Required task -> Transcribe all of the data exactly. Omit the pictures.
════════
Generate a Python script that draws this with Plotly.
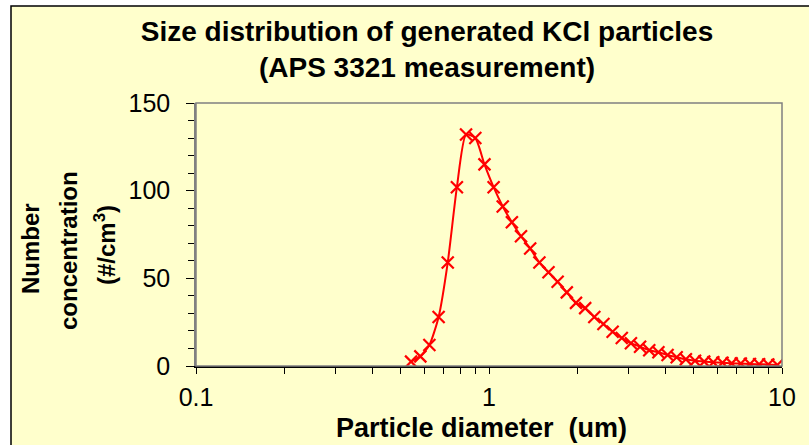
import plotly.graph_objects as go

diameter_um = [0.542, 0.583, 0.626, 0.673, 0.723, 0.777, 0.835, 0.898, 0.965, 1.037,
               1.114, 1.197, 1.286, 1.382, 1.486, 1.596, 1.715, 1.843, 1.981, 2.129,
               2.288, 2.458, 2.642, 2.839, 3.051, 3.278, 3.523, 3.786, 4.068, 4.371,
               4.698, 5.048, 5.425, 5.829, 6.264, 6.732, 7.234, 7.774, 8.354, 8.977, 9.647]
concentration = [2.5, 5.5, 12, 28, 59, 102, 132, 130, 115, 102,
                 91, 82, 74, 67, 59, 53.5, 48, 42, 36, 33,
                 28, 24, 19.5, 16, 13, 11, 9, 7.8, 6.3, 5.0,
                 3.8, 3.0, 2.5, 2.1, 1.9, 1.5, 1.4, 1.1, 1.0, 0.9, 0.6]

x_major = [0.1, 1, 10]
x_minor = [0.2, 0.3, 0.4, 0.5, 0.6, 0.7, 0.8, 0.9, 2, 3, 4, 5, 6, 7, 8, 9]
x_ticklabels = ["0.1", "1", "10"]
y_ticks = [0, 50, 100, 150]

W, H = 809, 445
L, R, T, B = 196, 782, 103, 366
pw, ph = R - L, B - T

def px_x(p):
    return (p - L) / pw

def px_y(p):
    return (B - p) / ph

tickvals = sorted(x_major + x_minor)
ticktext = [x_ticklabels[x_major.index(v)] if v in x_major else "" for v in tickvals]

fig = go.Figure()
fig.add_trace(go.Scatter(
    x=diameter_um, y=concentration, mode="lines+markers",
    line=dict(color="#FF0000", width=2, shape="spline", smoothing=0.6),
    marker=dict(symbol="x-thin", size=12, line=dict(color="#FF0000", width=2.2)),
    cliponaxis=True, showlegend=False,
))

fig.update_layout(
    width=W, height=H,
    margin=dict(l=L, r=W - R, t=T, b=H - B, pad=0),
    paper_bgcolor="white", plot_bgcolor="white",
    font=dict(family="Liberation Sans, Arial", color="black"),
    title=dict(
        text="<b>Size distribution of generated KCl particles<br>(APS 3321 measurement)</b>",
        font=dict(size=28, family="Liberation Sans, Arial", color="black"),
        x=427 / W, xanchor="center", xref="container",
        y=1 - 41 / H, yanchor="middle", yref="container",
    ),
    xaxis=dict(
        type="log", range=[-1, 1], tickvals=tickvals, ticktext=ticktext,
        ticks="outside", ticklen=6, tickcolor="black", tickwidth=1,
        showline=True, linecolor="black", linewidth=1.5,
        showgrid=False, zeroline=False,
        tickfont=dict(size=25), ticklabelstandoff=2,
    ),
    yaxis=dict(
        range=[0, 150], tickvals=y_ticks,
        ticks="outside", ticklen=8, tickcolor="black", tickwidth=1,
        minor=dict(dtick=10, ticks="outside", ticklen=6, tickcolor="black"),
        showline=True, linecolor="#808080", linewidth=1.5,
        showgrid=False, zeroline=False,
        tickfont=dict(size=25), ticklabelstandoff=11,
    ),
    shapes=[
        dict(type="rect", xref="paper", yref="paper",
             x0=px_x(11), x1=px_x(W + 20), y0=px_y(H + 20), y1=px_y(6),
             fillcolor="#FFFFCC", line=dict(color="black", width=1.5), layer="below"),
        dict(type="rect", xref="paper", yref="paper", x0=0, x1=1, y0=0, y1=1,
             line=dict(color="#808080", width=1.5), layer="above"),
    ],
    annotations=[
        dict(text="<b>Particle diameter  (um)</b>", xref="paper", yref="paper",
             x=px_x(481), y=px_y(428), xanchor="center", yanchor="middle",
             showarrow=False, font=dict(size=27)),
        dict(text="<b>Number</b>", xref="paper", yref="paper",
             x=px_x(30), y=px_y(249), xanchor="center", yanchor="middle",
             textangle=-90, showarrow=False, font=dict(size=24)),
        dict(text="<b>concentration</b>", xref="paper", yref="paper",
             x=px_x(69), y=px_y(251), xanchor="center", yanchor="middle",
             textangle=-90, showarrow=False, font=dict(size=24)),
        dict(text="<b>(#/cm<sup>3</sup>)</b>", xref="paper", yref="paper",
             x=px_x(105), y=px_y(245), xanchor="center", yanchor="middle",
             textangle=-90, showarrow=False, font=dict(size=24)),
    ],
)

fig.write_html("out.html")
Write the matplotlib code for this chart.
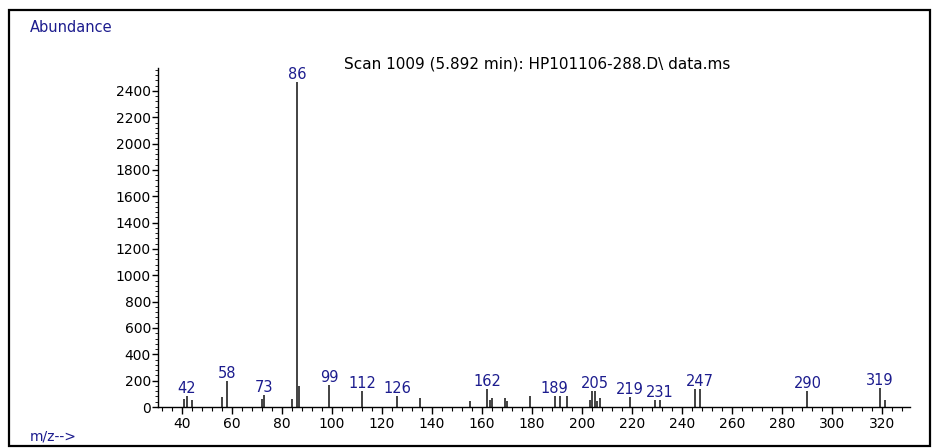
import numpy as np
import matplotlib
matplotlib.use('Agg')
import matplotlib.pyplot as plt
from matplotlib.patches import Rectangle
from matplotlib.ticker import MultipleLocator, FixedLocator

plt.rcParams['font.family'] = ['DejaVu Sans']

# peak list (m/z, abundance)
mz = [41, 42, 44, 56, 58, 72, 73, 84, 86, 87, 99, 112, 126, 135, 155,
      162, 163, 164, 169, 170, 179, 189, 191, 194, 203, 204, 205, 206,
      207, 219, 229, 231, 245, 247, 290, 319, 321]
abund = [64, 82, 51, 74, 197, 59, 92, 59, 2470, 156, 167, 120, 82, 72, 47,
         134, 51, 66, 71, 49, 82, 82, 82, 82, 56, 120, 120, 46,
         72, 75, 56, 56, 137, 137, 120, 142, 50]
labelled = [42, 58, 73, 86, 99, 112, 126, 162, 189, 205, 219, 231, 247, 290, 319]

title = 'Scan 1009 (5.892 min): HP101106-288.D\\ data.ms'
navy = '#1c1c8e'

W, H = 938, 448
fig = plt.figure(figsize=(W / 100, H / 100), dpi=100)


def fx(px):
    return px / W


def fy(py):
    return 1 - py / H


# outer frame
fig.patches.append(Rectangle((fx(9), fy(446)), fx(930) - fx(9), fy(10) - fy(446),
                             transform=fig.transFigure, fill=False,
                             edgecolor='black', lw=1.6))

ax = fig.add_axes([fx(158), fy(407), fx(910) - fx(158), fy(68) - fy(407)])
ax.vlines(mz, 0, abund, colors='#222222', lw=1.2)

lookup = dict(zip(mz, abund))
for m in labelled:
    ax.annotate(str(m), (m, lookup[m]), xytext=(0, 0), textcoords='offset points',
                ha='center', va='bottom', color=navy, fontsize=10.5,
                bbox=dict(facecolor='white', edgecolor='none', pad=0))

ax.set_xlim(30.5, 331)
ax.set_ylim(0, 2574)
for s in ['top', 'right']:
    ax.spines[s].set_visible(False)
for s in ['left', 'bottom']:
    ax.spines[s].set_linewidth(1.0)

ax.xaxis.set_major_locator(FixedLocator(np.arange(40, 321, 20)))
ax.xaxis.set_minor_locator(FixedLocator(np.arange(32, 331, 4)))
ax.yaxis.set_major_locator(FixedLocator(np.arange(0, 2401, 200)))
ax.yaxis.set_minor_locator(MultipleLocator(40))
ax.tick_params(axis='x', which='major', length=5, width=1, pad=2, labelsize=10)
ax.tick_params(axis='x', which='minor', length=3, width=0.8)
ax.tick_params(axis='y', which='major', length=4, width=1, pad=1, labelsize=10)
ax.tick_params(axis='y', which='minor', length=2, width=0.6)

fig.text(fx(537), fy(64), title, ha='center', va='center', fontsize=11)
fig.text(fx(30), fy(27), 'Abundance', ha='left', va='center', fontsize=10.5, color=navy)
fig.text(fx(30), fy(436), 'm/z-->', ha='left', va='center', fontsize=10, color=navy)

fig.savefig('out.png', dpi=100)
════════
The completed task ->
Generate a Python script that draws this with Plotly.
import plotly.graph_objects as go

diameter_um = [0.542, 0.583, 0.626, 0.673, 0.723, 0.777, 0.835, 0.898, 0.965, 1.037,
               1.114, 1.197, 1.286, 1.382, 1.486, 1.596, 1.715, 1.843, 1.981, 2.129,
               2.288, 2.458, 2.642, 2.839, 3.051, 3.278, 3.523, 3.786, 4.068, 4.371,
               4.698, 5.048, 5.425, 5.829, 6.264, 6.732, 7.234, 7.774, 8.354, 8.977, 9.647]
concentration = [2.5, 5.5, 12, 28, 59, 102, 132, 130, 115, 102,
                 91, 82, 74, 67, 59, 53.5, 48, 42, 36, 33,
                 28, 24, 19.5, 16, 13, 11, 9, 7.8, 6.3, 5.0,
                 3.8, 3.0, 2.5, 2.1, 1.9, 1.5, 1.4, 1.1, 1.0, 0.9, 0.6]

x_major = [0.1, 1, 10]
x_minor = [0.2, 0.3, 0.4, 0.5, 0.6, 0.7, 0.8, 0.9, 2, 3, 4, 5, 6, 7, 8, 9]
x_ticklabels = ["0.1", "1", "10"]
y_ticks = [0, 50, 100, 150]

W, H = 809, 445
L, R, T, B = 196, 782, 103, 366
pw, ph = R - L, B - T

def px_x(p):
    return (p - L) / pw

def px_y(p):
    return (B - p) / ph

tickvals = sorted(x_major + x_minor)
ticktext = [x_ticklabels[x_major.index(v)] if v in x_major else "" for v in tickvals]

fig = go.Figure()
fig.add_trace(go.Scatter(
    x=diameter_um, y=concentration, mode="lines+markers",
    line=dict(color="#FF0000", width=2, shape="spline", smoothing=0.6),
    marker=dict(symbol="x-thin", size=12, line=dict(color="#FF0000", width=2.2)),
    cliponaxis=True, showlegend=False,
))

fig.update_layout(
    width=W, height=H,
    margin=dict(l=L, r=W - R, t=T, b=H - B, pad=0),
    paper_bgcolor="white", plot_bgcolor="white",
    font=dict(family="Liberation Sans, Arial", color="black"),
    title=dict(
        text="<b>Size distribution of generated KCl particles<br>(APS 3321 measurement)</b>",
        font=dict(size=28, family="Liberation Sans, Arial", color="black"),
        x=427 / W, xanchor="center", xref="container",
        y=1 - 41 / H, yanchor="middle", yref="container",
    ),
    xaxis=dict(
        type="log", range=[-1, 1], tickvals=tickvals, ticktext=ticktext,
        ticks="outside", ticklen=6, tickcolor="black", tickwidth=1,
        showline=True, linecolor="black", linewidth=1.5,
        showgrid=False, zeroline=False,
        tickfont=dict(size=25), ticklabelstandoff=2,
    ),
    yaxis=dict(
        range=[0, 150], tickvals=y_ticks,
        ticks="outside", ticklen=8, tickcolor="black", tickwidth=1,
        minor=dict(dtick=10, ticks="outside", ticklen=6, tickcolor="black"),
        showline=True, linecolor="#808080", linewidth=1.5,
        showgrid=False, zeroline=False,
        tickfont=dict(size=25), ticklabelstandoff=11,
    ),
    shapes=[
        dict(type="rect", xref="paper", yref="paper",
             x0=px_x(11), x1=px_x(W + 20), y0=px_y(H + 20), y1=px_y(6),
             fillcolor="#FFFFCC", line=dict(color="black", width=1.5), layer="below"),
        dict(type="rect", xref="paper", yref="paper", x0=0, x1=1, y0=0, y1=1,
             line=dict(color="#808080", width=1.5), layer="above"),
    ],
    annotations=[
        dict(text="<b>Particle diameter  (um)</b>", xref="paper", yref="paper",
             x=px_x(481), y=px_y(428), xanchor="center", yanchor="middle",
             showarrow=False, font=dict(size=27)),
        dict(text="<b>Number</b>", xref="paper", yref="paper",
             x=px_x(30), y=px_y(249), xanchor="center", yanchor="middle",
             textangle=-90, showarrow=False, font=dict(size=24)),
        dict(text="<b>concentration</b>", xref="paper", yref="paper",
             x=px_x(69), y=px_y(251), xanchor="center", yanchor="middle",
             textangle=-90, showarrow=False, font=dict(size=24)),
        dict(text="<b>(#/cm<sup>3</sup>)</b>", xref="paper", yref="paper",
             x=px_x(105), y=px_y(245), xanchor="center", yanchor="middle",
             textangle=-90, showarrow=False, font=dict(size=24)),
    ],
)

fig.write_html("out.html")
Write the matplotlib code for this chart.
import numpy as np
import matplotlib
matplotlib.use('Agg')
import matplotlib.pyplot as plt
from matplotlib.patches import Rectangle
from matplotlib.ticker import MultipleLocator, FixedLocator

plt.rcParams['font.family'] = ['DejaVu Sans']

# peak list (m/z, abundance)
mz = [41, 42, 44, 56, 58, 72, 73, 84, 86, 87, 99, 112, 126, 135, 155,
      162, 163, 164, 169, 170, 179, 189, 191, 194, 203, 204, 205, 206,
      207, 219, 229, 231, 245, 247, 290, 319, 321]
abund = [64, 82, 51, 74, 197, 59, 92, 59, 2470, 156, 167, 120, 82, 72, 47,
         134, 51, 66, 71, 49, 82, 82, 82, 82, 56, 120, 120, 46,
         72, 75, 56, 56, 137, 137, 120, 142, 50]
labelled = [42, 58, 73, 86, 99, 112, 126, 162, 189, 205, 219, 231, 247, 290, 319]

title = 'Scan 1009 (5.892 min): HP101106-288.D\\ data.ms'
navy = '#1c1c8e'

W, H = 938, 448
fig = plt.figure(figsize=(W / 100, H / 100), dpi=100)


def fx(px):
    return px / W


def fy(py):
    return 1 - py / H


# outer frame
fig.patches.append(Rectangle((fx(9), fy(446)), fx(930) - fx(9), fy(10) - fy(446),
                             transform=fig.transFigure, fill=False,
                             edgecolor='black', lw=1.6))

ax = fig.add_axes([fx(158), fy(407), fx(910) - fx(158), fy(68) - fy(407)])
ax.vlines(mz, 0, abund, colors='#222222', lw=1.2)

lookup = dict(zip(mz, abund))
for m in labelled:
    ax.annotate(str(m), (m, lookup[m]), xytext=(0, 0), textcoords='offset points',
                ha='center', va='bottom', color=navy, fontsize=10.5,
                bbox=dict(facecolor='white', edgecolor='none', pad=0))

ax.set_xlim(30.5, 331)
ax.set_ylim(0, 2574)
for s in ['top', 'right']:
    ax.spines[s].set_visible(False)
for s in ['left', 'bottom']:
    ax.spines[s].set_linewidth(1.0)

ax.xaxis.set_major_locator(FixedLocator(np.arange(40, 321, 20)))
ax.xaxis.set_minor_locator(FixedLocator(np.arange(32, 331, 4)))
ax.yaxis.set_major_locator(FixedLocator(np.arange(0, 2401, 200)))
ax.yaxis.set_minor_locator(MultipleLocator(40))
ax.tick_params(axis='x', which='major', length=5, width=1, pad=2, labelsize=10)
ax.tick_params(axis='x', which='minor', length=3, width=0.8)
ax.tick_params(axis='y', which='major', length=4, width=1, pad=1, labelsize=10)
ax.tick_params(axis='y', which='minor', length=2, width=0.6)

fig.text(fx(537), fy(64), title, ha='center', va='center', fontsize=11)
fig.text(fx(30), fy(27), 'Abundance', ha='left', va='center', fontsize=10.5, color=navy)
fig.text(fx(30), fy(436), 'm/z-->', ha='left', va='center', fontsize=10, color=navy)

fig.savefig('out.png', dpi=100)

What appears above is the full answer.